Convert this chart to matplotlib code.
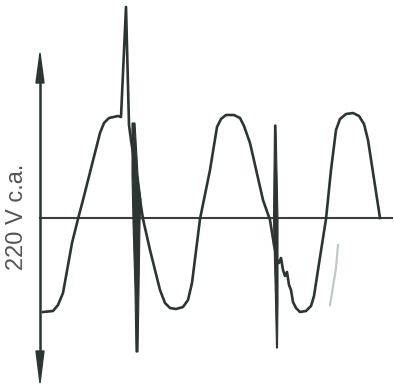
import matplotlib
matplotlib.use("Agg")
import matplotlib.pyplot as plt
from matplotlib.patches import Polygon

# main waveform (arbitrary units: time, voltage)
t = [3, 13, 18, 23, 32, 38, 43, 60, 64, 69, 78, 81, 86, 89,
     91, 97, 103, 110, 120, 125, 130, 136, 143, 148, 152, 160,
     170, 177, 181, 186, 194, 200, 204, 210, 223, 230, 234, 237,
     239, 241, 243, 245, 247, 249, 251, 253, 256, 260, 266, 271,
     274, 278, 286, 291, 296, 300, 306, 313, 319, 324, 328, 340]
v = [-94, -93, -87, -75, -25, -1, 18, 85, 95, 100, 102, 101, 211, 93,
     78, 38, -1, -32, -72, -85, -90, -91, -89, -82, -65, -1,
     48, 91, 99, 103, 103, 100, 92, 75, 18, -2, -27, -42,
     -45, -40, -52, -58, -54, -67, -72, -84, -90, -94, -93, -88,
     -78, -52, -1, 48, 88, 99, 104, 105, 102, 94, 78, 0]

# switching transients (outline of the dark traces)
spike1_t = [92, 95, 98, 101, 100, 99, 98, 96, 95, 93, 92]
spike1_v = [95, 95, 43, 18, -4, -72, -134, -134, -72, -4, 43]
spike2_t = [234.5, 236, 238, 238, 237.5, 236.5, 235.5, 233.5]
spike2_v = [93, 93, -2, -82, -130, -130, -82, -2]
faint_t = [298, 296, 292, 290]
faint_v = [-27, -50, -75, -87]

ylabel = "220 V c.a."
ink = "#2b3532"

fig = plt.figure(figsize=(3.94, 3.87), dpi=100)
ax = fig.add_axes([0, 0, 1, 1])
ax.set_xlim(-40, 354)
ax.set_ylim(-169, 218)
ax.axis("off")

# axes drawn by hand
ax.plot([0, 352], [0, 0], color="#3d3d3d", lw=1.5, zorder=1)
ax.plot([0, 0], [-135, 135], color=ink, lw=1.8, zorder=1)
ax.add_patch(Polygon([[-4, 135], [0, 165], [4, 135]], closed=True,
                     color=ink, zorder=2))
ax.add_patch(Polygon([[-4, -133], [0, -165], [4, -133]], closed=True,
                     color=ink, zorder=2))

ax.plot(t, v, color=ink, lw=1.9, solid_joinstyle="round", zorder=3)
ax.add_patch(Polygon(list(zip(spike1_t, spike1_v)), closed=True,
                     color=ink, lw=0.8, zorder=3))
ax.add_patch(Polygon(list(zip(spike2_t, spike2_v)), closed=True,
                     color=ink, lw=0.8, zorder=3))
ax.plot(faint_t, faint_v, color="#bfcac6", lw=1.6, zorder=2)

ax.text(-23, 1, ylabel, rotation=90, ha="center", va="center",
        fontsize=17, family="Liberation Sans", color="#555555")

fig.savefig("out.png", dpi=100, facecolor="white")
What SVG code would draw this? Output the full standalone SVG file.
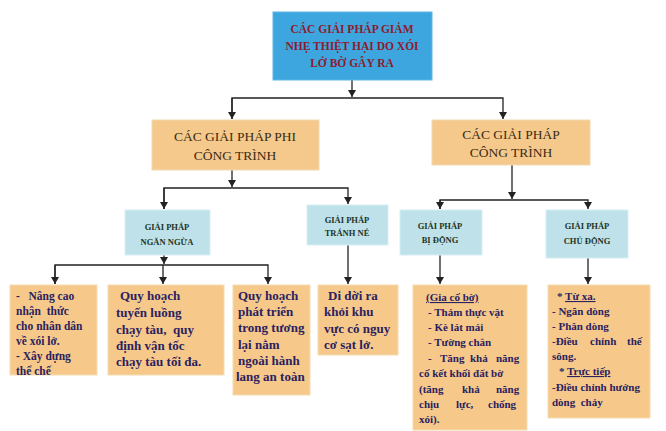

■ ■ ■ ■

[Aim of the task] Repeat the listing above up to and including the line with "from matplotlib.patches import Polygon", starting from its first line. Drop any pictures.

[Right answer]
Convert this chart to matplotlib code.
import matplotlib
matplotlib.use("Agg")
import matplotlib.pyplot as plt
from matplotlib.patches import Polygon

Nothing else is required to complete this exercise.